What you should do -
Copy out the listing that follows exactly, dropping every picture.

--

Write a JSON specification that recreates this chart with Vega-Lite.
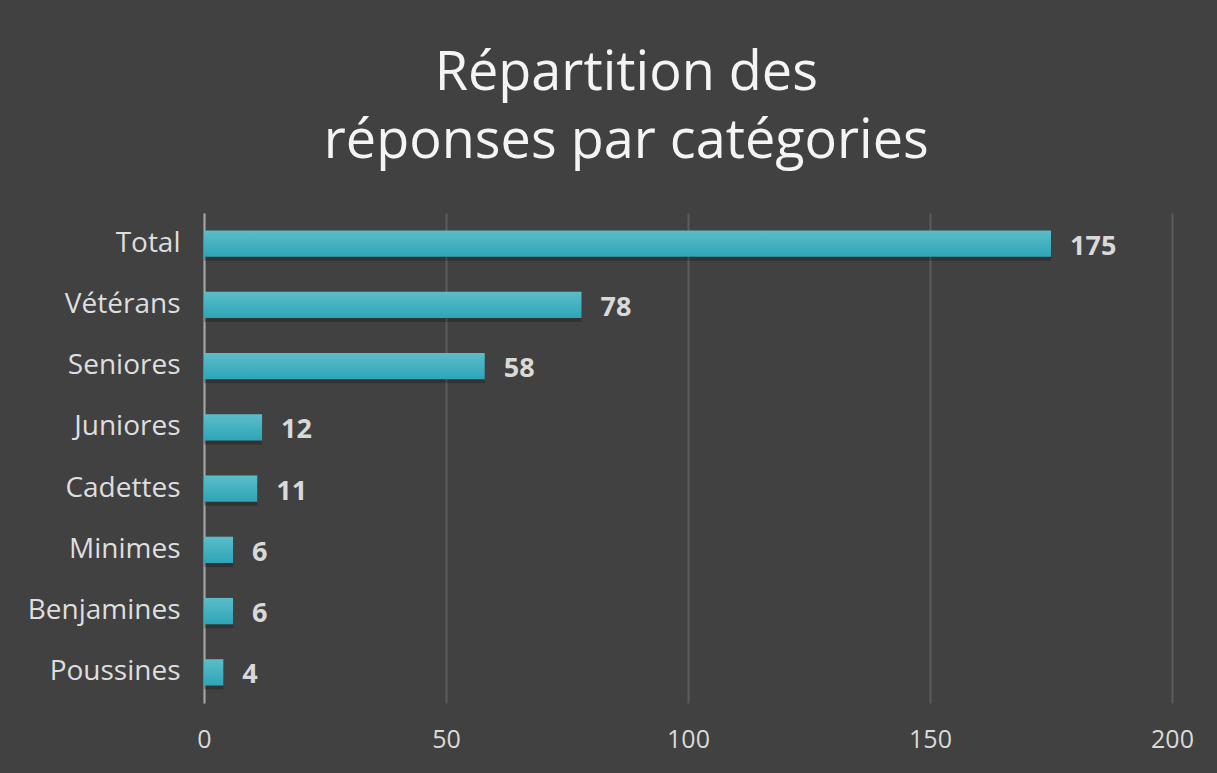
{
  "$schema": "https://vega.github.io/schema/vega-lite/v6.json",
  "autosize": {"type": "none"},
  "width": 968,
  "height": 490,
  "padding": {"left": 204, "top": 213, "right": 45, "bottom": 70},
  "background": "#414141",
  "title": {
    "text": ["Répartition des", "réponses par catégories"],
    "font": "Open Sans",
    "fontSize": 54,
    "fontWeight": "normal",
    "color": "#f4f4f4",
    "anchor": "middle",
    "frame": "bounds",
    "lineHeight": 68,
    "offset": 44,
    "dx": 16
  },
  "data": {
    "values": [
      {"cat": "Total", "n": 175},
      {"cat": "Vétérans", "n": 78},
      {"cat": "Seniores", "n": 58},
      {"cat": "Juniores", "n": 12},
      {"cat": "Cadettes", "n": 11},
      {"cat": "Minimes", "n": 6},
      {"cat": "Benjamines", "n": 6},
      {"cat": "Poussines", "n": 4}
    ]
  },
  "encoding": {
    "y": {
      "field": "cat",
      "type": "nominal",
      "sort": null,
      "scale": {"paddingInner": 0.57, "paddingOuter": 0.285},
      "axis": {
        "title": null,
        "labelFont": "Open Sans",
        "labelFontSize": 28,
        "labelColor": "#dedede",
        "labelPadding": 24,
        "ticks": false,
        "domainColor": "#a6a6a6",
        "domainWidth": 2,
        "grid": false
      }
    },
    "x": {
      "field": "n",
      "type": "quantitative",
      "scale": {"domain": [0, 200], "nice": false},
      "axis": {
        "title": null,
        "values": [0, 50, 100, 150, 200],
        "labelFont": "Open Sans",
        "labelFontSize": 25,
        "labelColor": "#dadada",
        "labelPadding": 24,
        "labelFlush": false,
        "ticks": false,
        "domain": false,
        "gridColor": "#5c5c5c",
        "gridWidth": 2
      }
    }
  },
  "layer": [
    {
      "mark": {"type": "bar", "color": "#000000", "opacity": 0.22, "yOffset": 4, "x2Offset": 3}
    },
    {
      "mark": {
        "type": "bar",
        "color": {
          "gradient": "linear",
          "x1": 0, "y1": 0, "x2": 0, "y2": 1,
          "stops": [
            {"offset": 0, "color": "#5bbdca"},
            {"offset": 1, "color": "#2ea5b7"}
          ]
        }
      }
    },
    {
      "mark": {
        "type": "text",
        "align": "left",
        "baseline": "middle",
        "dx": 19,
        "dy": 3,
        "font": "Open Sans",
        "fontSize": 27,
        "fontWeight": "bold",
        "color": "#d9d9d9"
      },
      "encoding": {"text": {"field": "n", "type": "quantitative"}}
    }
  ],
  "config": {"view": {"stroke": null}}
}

--

Full answer -
Write a JSON specification that recreates this chart with Vega-Lite.
{
  "$schema": "https://vega.github.io/schema/vega-lite/v6.json",
  "autosize": {"type": "none"},
  "width": 968,
  "height": 490,
  "padding": {"left": 204, "top": 213, "right": 45, "bottom": 70},
  "background": "#414141",
  "title": {
    "text": ["Répartition des", "réponses par catégories"],
    "font": "Open Sans",
    "fontSize": 54,
    "fontWeight": "normal",
    "color": "#f4f4f4",
    "anchor": "middle",
    "frame": "bounds",
    "lineHeight": 68,
    "offset": 44,
    "dx": 16
  },
  "data": {
    "values": [
      {"cat": "Total", "n": 175},
      {"cat": "Vétérans", "n": 78},
      {"cat": "Seniores", "n": 58},
      {"cat": "Juniores", "n": 12},
      {"cat": "Cadettes", "n": 11},
      {"cat": "Minimes", "n": 6},
      {"cat": "Benjamines", "n": 6},
      {"cat": "Poussines", "n": 4}
    ]
  },
  "encoding": {
    "y": {
      "field": "cat",
      "type": "nominal",
      "sort": null,
      "scale": {"paddingInner": 0.57, "paddingOuter": 0.285},
      "axis": {
        "title": null,
        "labelFont": "Open Sans",
        "labelFontSize": 28,
        "labelColor": "#dedede",
        "labelPadding": 24,
        "ticks": false,
        "domainColor": "#a6a6a6",
        "domainWidth": 2,
        "grid": false
      }
    },
    "x": {
      "field": "n",
      "type": "quantitative",
      "scale": {"domain": [0, 200], "nice": false},
      "axis": {
        "title": null,
        "values": [0, 50, 100, 150, 200],
        "labelFont": "Open Sans",
        "labelFontSize": 25,
        "labelColor": "#dadada",
        "labelPadding": 24,
        "labelFlush": false,
        "ticks": false,
        "domain": false,
        "gridColor": "#5c5c5c",
        "gridWidth": 2
      }
    }
  },
  "layer": [
    {
      "mark": {"type": "bar", "color": "#000000", "opacity": 0.22, "yOffset": 4, "x2Offset": 3}
    },
    {
      "mark": {
        "type": "bar",
        "color": {
          "gradient": "linear",
          "x1": 0, "y1": 0, "x2": 0, "y2": 1,
          "stops": [
            {"offset": 0, "color": "#5bbdca"},
            {"offset": 1, "color": "#2ea5b7"}
          ]
        }
      }
    },
    {
      "mark": {
        "type": "text",
        "align": "left",
        "baseline": "middle",
        "dx": 19,
        "dy": 3,
        "font": "Open Sans",
        "fontSize": 27,
        "fontWeight": "bold",
        "color": "#d9d9d9"
      },
      "encoding": {"text": {"field": "n", "type": "quantitative"}}
    }
  ],
  "config": {"view": {"stroke": null}}
}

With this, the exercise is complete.